A la suite de ces manifestations Le Mémorial d’Aix du 14 septembre 1889 se fit l’écho d’un article paru dans la presse parisienne sous le titre “Le Tambourin à Paris” : «S’il faut en croire les journaux de Paris le tambourin n’aurait produit, ainsi qu’il fallait s’y attendre, qu’un médiocre effet parmi les musiques pittoresques. Voici ce qu’en dit le chroniqueur musical du Temps : “Le galoubet peut être pittoresque en Provence, la cornemuse peut l’être dans les Abbruzes, en Auvergne ou en Cornouaille... mais dans la salle du Trocadéro ! Aussi tel instrument a-t-il produit un effet grotesque, tel autre, le galoubet surtout, a été d’une mesquinerie inattendue... L’Académie du Tambourin d’Aix n’a pas brillé ; ses membres ne jouent même pas à l’unisson ; tantôt l’un tantôt l’autre - car je suppose que ce n’est pas toujours le même - fait avec son galoubet un accompagnement de fantaisie ». Et le journaliste du Mémorial d’ajouter : «Nous ne sommes pas de ceux qui aiment à sortir les choses du cadre pour lequel elles sont faites. Le tambourin mérite d’être encouragé en Provence, il est déplacé au Trocadéro».
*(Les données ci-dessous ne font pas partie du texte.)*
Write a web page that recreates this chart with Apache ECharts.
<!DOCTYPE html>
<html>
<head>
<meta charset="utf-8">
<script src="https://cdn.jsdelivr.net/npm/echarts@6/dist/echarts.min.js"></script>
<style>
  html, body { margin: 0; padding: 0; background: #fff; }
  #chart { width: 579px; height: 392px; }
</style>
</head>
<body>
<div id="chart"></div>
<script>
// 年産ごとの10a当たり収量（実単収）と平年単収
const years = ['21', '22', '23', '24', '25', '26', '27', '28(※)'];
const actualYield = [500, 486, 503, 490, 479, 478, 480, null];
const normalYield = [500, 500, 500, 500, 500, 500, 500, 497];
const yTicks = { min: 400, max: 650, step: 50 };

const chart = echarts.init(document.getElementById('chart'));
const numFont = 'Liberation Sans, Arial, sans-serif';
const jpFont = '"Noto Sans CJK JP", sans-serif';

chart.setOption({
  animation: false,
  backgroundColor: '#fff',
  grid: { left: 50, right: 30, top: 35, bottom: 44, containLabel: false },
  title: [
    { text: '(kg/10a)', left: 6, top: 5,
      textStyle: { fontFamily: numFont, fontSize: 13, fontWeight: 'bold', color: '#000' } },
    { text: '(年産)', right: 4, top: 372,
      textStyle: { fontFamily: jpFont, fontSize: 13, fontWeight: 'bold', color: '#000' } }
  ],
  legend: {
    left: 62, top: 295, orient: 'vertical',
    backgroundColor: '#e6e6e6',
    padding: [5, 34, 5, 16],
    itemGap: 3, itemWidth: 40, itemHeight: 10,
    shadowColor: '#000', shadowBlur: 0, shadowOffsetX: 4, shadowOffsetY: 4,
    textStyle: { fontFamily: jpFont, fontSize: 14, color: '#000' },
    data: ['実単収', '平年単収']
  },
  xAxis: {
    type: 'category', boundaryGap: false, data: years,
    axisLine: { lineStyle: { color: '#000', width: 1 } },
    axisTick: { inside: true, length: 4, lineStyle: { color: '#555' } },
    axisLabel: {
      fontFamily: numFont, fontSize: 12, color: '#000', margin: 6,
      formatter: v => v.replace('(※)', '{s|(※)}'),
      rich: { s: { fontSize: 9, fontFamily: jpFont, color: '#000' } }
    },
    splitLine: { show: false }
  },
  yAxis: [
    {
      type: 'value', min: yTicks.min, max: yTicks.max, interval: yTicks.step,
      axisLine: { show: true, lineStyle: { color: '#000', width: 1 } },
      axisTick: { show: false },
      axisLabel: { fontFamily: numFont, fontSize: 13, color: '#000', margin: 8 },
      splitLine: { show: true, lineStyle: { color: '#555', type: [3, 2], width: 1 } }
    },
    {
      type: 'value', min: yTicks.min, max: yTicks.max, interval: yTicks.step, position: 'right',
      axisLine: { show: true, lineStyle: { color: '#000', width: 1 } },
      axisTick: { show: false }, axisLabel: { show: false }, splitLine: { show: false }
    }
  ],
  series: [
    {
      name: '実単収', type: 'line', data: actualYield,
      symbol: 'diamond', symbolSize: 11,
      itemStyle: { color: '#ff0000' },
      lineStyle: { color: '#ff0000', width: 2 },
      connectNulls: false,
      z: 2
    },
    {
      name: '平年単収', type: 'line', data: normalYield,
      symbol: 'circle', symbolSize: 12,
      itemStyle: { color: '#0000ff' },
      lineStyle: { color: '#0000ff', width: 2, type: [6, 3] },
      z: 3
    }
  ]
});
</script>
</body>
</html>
Ce compte rendu est assez troublant. Sans doute pourrait-on penser, comme on l’a fait peut-être à Aix, à quelque racisme anti-provençal. Le journaliste - Vidal lui-même sans doute - avance l’excuse de la nature agreste du tambourin. Plus sérieusement on peut se demander si le jeu de cette équipe, qui avait sans doute vieilli, était assez négligé. En outre on se doute que, là encore, on avait cherché à faire un “coup” publicitaire avant de soigner la qualité musicale. S’il est d’ailleurs possible de retrouver des documents invitant des tambourinaires à telle ou telle manifestation, nous n’avons pas trace de répétitions ou de séances de travail, et pour cause.

Quoi qu’il en soit il semble bien que cette manifestation ait été la dernière. Cet échec relatif auquel s’ajoutait la disparition de la classe du Conservatoire a sans doute quelque peu découragé Vidal, qui ne semble plus avoir tenté de raviver ou de reformer sa compagnie.
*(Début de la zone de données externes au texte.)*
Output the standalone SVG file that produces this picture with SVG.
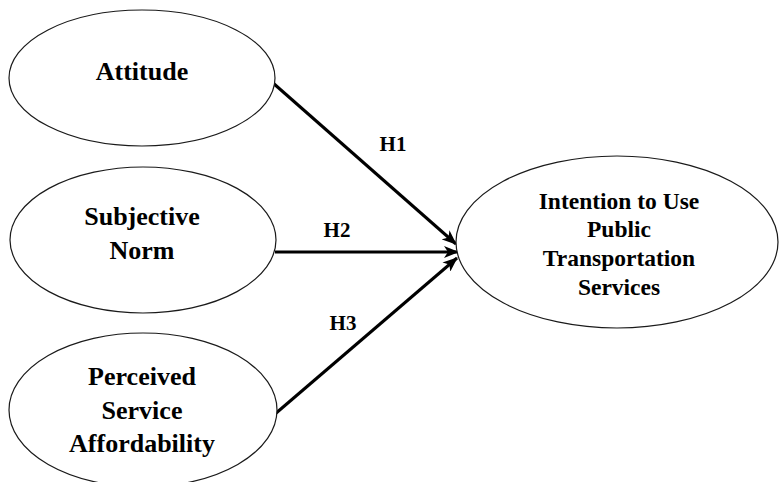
<svg xmlns="http://www.w3.org/2000/svg" width="779" height="482" viewBox="0 0 779 482">
<style>
  .node ellipse { fill: #ffffff; stroke: #1a1a1a; stroke-width: 1.2; }
  .lbl { font-family: "Liberation Serif", "Times New Roman", serif; font-weight: bold; fill: #000; text-anchor: middle; }
  .l26 { font-size: 26px; }
  .l23 { font-size: 23.5px; }
  .h { font-family: "Liberation Serif", "Times New Roman", serif; font-weight: bold; font-size: 21px; fill: #000; text-anchor: middle; }
  .edge { stroke: #000; stroke-width: 3; fill: none; marker-end: url(#arr); }
</style>
<defs>
  <marker id="arr" markerUnits="userSpaceOnUse" markerWidth="16" markerHeight="12" refX="14" refY="6" orient="auto">
    <path d="M0,0 L15,6 L0,12 L4,6 Z" fill="#000"/>
  </marker>
</defs>
<rect width="779" height="482" fill="#ffffff"/>
<g id="connectors">
  <line class="edge" x1="273" y1="83" x2="456" y2="244"/>
  <line class="edge" x1="275" y1="252" x2="458" y2="252"/>
  <line class="edge" x1="275" y1="414" x2="457" y2="258"/>
  <text class="h" x="393" y="151">H1</text>
  <text class="h" x="337" y="237">H2</text>
  <text class="h" x="343" y="330">H3</text>
</g>
<g id="attitude" class="node">
  <ellipse cx="142" cy="78" rx="133" ry="68"/>
  <text class="lbl l26" x="142" y="80">Attitude</text>
</g>
<g id="subjective-norm" class="node">
  <ellipse cx="143" cy="240" rx="133" ry="73"/>
  <text class="lbl l26" x="142" y="225">Subjective</text>
  <text class="lbl l26" x="142" y="259">Norm</text>
</g>
<g id="perceived-service-affordability" class="node">
  <ellipse cx="143" cy="410" rx="134" ry="77"/>
  <text class="lbl l26" x="142" y="385">Perceived</text>
  <text class="lbl l26" x="142" y="419">Service</text>
  <text class="lbl l26" x="142" y="452">Affordability</text>
</g>
<g id="intention" class="node">
  <ellipse cx="617" cy="242" rx="161" ry="86"/>
  <text class="lbl l23" x="619" y="209">Intention to Use</text>
  <text class="lbl l23" x="619" y="237">Public</text>
  <text class="lbl l23" x="619" y="266">Transportation</text>
  <text class="lbl l23" x="619" y="295">Services</text>
</g>
</svg>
Vidal pensait bien faire en engageant l’instrument dans la voie d’une “folklorisation” dont il a encore du mal à se défaire dans l’esprit du grand public. Si elle a contribué puissamment à sauver l’instrument provençal, son entreprise a sans doute échoué par manque de professionnalisme. Il est vrai qu’à son époque on croyait encore au mythe romantique selon lequel l’enthousiasme tiendrait lieu de métier ! Le fait que le tambourin soit désormais sérieusement enseigné en Conservatoire depuis plus de 30 ans a permis la réalisation des vœux de Vidal. Ainsi en 1989, cent ans après que la première Académie du Tambourin ait fini sa carrière, une jeune équipe issue du Conservatoire d’Aix se constitua et souhaita se rattacher à sa devancière en reprenant ce nom qu’elle s’efforce d’honorer.